If you manage more than five clients, you've felt it: the inbox that never stops. Every RMM tool, every monitoring platform, every automated script screaming for attention. Alert fatigue is the silent killer of MSP productivity — and it's entirely preventable.
After studying how high-performing MSP teams operate, we identified five concrete strategies that consistently reduce alert noise by 70–90% without missing anything critical.
1. Define what “critical” actually means
The root cause of alert fatigue is almost always the same: everything is treated as urgent. When disk usage at 80%, a failed backup, and a server outage all arrive with the same severity badge, your team learns to ignore them all.
The fix is to create a written severity matrix before touching any tooling:
- Critical: Revenue impact or data loss risk in the next 4 hours. Pages on-call immediately.
- High: Degraded service, no immediate revenue impact. Pages within 30 minutes.
- Medium: Warning threshold crossed. Creates ticket, no page.
- Low / Info: Informational only. Logged, never paged.
2. Deduplicate before routing
A flapping service can generate dozens of alerts per hour. Without deduplication, each one wakes someone up. Modern alert routing platforms like AlertFlow group repeated alerts from the same source into a single incident, firing one notification and incrementing a counter.
The deduplication key should be built from: source + client + alert type + affected resource. Two alerts with identical keys within a 30-minute window are the same incident.
3. Suppress during maintenance windows
Patch Tuesday is a weekly exercise in explaining to your on-call engineer why they're getting paged during scheduled downtime. Suppression windows silence alerts for known maintenance periods automatically.
Set up recurring suppression windows for:
- Scheduled patch maintenance (e.g., every Tuesday 2–4am)
- Client business hours (some clients prefer no pages during the day)
- Planned infrastructure changes with a defined window
4. Build client-specific routing rules
Not all clients are equal. A retail client during Black Friday is not the same as a law firm at 2am on a Sunday. Route alerts differently based on client SLA tiers:
- Premium clients → immediate page, two escalation levels
- Standard clients → 15-minute response window, one escalation
- Monitoring-only clients → ticket created, no page
5. Measure and tune monthly
Alert configuration is not set-and-forget. Every month, pull a report of your top 10 most frequently fired alerts. For each one, ask: did this ever require human action? If the answer is “rarely,” raise the threshold or change the severity.

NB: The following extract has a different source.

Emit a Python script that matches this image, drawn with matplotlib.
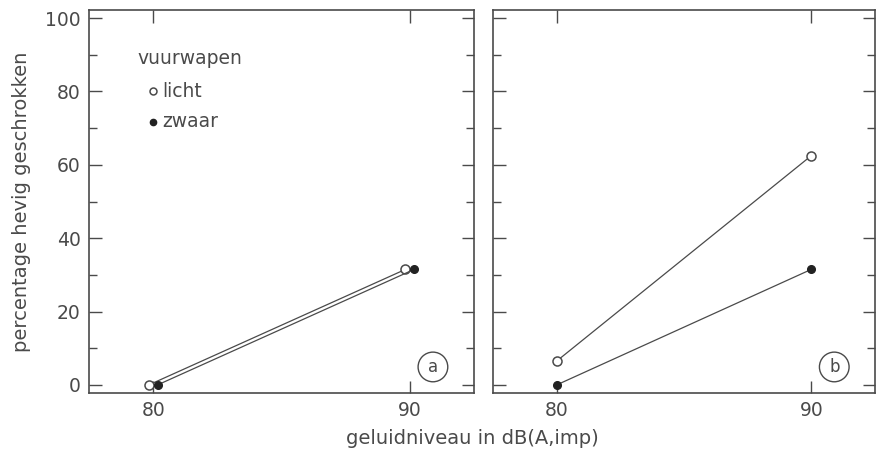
import matplotlib

matplotlib.use("Agg")
import matplotlib.pyplot as plt
from matplotlib.ticker import MultipleLocator

# geluidniveau (dB(A,imp)) and percentage hevig geschrokken
levels = [80, 90]
a_licht = [0, 31.5]
a_zwaar = [0, 31.5]
b_licht = [6.5, 62.5]
b_zwaar = [0, 31.5]

x_ticks = [80, 90]
y_ticks = [0, 20, 40, 60, 80, 100]
legend_title = "vuurwapen"
legend_labels = ["licht", "zwaar"]
panel_tags = ["a", "b"]

GREY = "#4a4a4a"
plt.rcParams["font.family"] = ["DejaVu Sans"]

fig = plt.figure(figsize=(8.76, 4.5), dpi=100)
ax_a = fig.add_axes([89 / 876, 57 / 450, 385 / 876, 383 / 450])
ax_b = fig.add_axes([493 / 876, 57 / 450, 382 / 876, 383 / 450])


def draw(ax, licht, zwaar, dx):
    xs_l = [x - dx for x in levels]
    xs_z = [x + dx for x in levels]
    ax.plot(xs_l, licht, color=GREY, lw=0.9, marker="o", ms=6.5,
            mfc="white", mec=GREY, mew=1.1, zorder=3)
    ax.plot(xs_z, zwaar, color=GREY, lw=0.9, marker="o", ms=5.5,
            mfc="#222222", mec="#222222", zorder=3)


draw(ax_a, a_licht, a_zwaar, 0.17)
draw(ax_b, b_licht, b_zwaar, 0.0)

for ax, tag in zip((ax_a, ax_b), panel_tags):
    ax.set_xlim(77.5, 92.5)
    ax.set_ylim(-2.2, 102.2)
    ax.set_xticks(x_ticks)
    ax.set_yticks(y_ticks)
    ax.yaxis.set_minor_locator(MultipleLocator(10))
    ax.tick_params(which="both", direction="in", top=True, right=True,
                   color=GREY, width=1, labelcolor=GREY, labelsize=13.5, pad=6)
    ax.tick_params(which="major", length=9)
    ax.tick_params(which="minor", length=6)
    for sp in ax.spines.values():
        sp.set_color(GREY)
        sp.set_linewidth(1.2)
    ax.text(90.9, 4.9, tag, ha="center", va="center", color=GREY, fontsize=12,
            bbox=dict(boxstyle="circle,pad=0.35", fc="white", ec=GREY, lw=1))

ax_b.tick_params(axis="y", which="both", labelleft=False)

# legend drawn inside panel a
ax_a.text(79.4, 89, legend_title, color=GREY, fontsize=13.5, va="center")
ax_a.plot([80.0], [80], marker="o", ms=5, mfc="white", mec=GREY, mew=1.1, ls="none")
ax_a.plot([80.0], [71.8], marker="o", ms=4.5, mfc="#222222", mec="#222222", ls="none")
ax_a.text(80.35, 80, legend_labels[0], color=GREY, fontsize=13.5, va="center")
ax_a.text(80.35, 71.8, legend_labels[1], color=GREY, fontsize=13.5, va="center")

ax_a.set_ylabel("percentage hevig geschrokken", color=GREY, fontsize=14, labelpad=10)
fig.text(472 / 876, 11 / 450, "geluidniveau in dB(A,imp)", ha="center", va="center",
         color=GREY, fontsize=14)

fig.savefig("out.png", dpi=100)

Teams that review alert volume monthly reduce noise by an average of 15% each review cycle. After six months, they're only being paged for things that actually matter.
The result
MSPs that follow this framework consistently report:
- 80%+ reduction in after-hours pages within 30 days
- Faster response times (because engineers aren't desensitized)
- Higher on-call team morale and retention
- Fewer client escalations due to missed alerts
Alert fatigue isn't a technology problem — it's a process problem. The right tooling makes the process easier to implement, but the discipline has to come first.